Aim of the exercise: Copy every line from the data below in which the string "diagram" can be found.

Source data:

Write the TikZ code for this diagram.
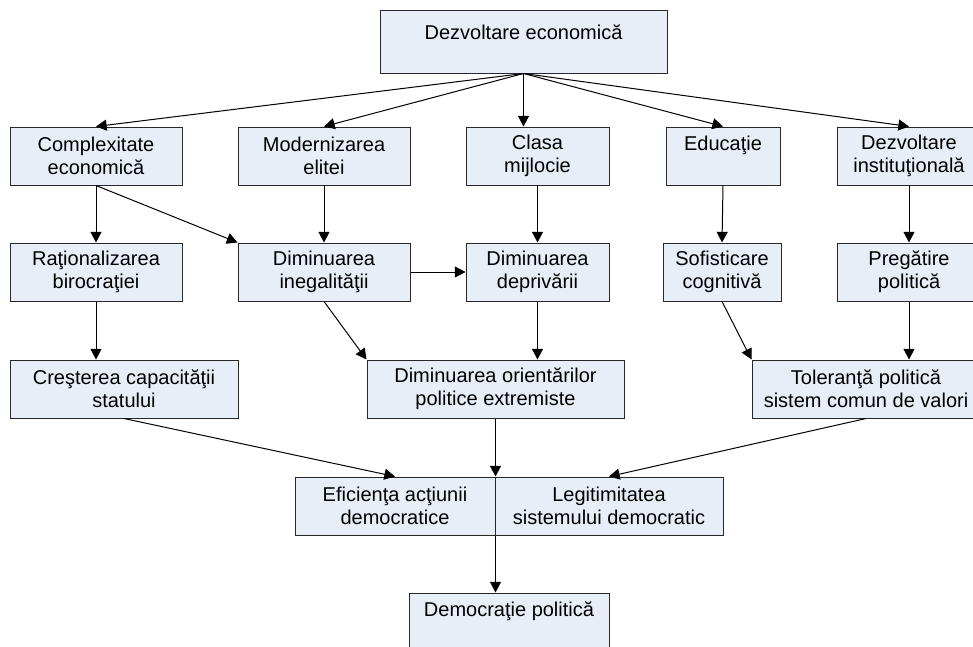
\documentclass[tikz,border=0pt]{standalone}
\usepackage{fontspec}
\setmainfont{Liberation Sans}
\usepackage{tikz}
\usetikzlibrary{arrows.meta}
\usetikzlibrary{positioning}
\definecolor{boxfill}{RGB}{232,238,247}
\definecolor{boxline}{RGB}{40,40,40}

\begin{document}
\begin{tikzpicture}[x=0.75pt,y=0.75pt,yscale=-1,xscale=1,
  box/.style={draw=boxline,fill=boxfill,line width=0.75pt,align=center,
    minimum height=43.5pt,inner sep=2pt,font=\fontsize{15}{17}\selectfont},
  wd/.style={minimum width=0.75pt*#1},
  oneline/.style={text depth=19pt},
  link/.style={draw=black,line width=0.75pt,-{Triangle[length=8pt,width=8.25pt]}}]
%set diagram size 973 x 646
\useasboundingbox (0,0) rectangle (973,646);
\clip (0,0) rectangle (973,646);

%Shape: Rectangle [top]
\node [box,wd=287,minimum height=47.25pt,text depth=14pt] (dezvec) at (523.5,41.5) {Dezvoltare economică};

%Shape: Rectangle [row 1]
\node [box,wd=172] (complex) at (96,156) {Complexitate\\economică};
\node [box,wd=172] (modern) at (324,156) {Modernizarea\\elitei};
\node [box,wd=143] (clasa) at (537.5,156) {Clasa\\mijlocie};
\node [box,wd=114,oneline] (educ) at (723,156) {Educaţie};
\node [box,wd=144] (dezvinst) at (909,156) {Dezvoltare\\instituţională};

%Shape: Rectangle [row 2]
\node [box,wd=172] (rational) at (96,272) {Raţionalizarea\\birocraţiei};
\node [box,wd=172] (dimineg) at (324,272) {Diminuarea\\inegalităţii};
\node [box,wd=143] (dimdepr) at (537.5,272) {Diminuarea\\deprivării};
\node [box,wd=118] (sofist) at (722,272) {Sofisticare\\cognitivă};
\node [box,wd=144] (pregat) at (909,272) {Pregătire\\politică};

%Shape: Rectangle [row 3]
\node [box,wd=228] (crestere) at (124,389) {Creşterea capacităţii\\statului};
\node [box,wd=257] (orient) at (495.5,389) {Diminuarea orientărilor\\politice extremiste};
\node [box,wd=228] (toler) at (866,389) {Toleranţă politică\\sistem comun de valori};

%Shape: Rectangle [row 4]
\node [box,wd=200] (eficienta) at (395,506) {Eficienţa acţiunii\\democratice};
\node [box,wd=228] (legit) at (609,506) {Legitimitatea\\sistemului democratic};

%Shape: Rectangle [bottom]
\node [box,wd=200,oneline] (democr) at (509,622) {Democraţie politică};

%Straight Lines [from top]
\draw [link] (dezvec.south) -- (complex.north);
\draw [link] (dezvec.south) -- (modern.north);
\draw [link] (dezvec.south) -- (dezvec.south |- clasa.north);
\draw [link] (dezvec.south) -- (educ.north);
\draw [link] (dezvec.south) -- (dezvinst.north);

%Straight Lines [row 1 to row 2]
\draw [link] (complex.south) -- (rational.north);
\draw [link] (complex.south) -- (dimineg.north west);
\draw [link] (modern.south) -- (dimineg.north);
\draw [link] (clasa.south) -- (dimdepr.north);
\draw [link] (educ.south) -- (sofist.north);
\draw [link] (dezvinst.south) -- (pregat.north);
\draw [link] (dimineg.east) -- (dimdepr.west);

%Straight Lines [row 2 to row 3]
\draw [link] (rational.south) -- (rational.south |- crestere.north);
\draw [link] (dimineg.south) -- (orient.north west);
\draw [link] (dimdepr.south) -- (dimdepr.south |- orient.north);
\draw [link] (sofist.south) -- (toler.north west);
\draw [link] (pregat.south) -- (pregat.south |- toler.north);

%Straight Lines [row 3 to row 4]
\draw [link] (crestere.south) -- (eficienta.north);
\draw [link] (orient.south) -- (eficienta.north east);
\draw [link] (toler.south) -- (legit.north);

%Straight Lines [to bottom]
\draw [link] (eficienta.south east) -- (eficienta.south east |- democr.north);

\end{tikzpicture}
\end{document}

Expected answer:
Write the TikZ code for this diagram.
%set diagram size 973 x 646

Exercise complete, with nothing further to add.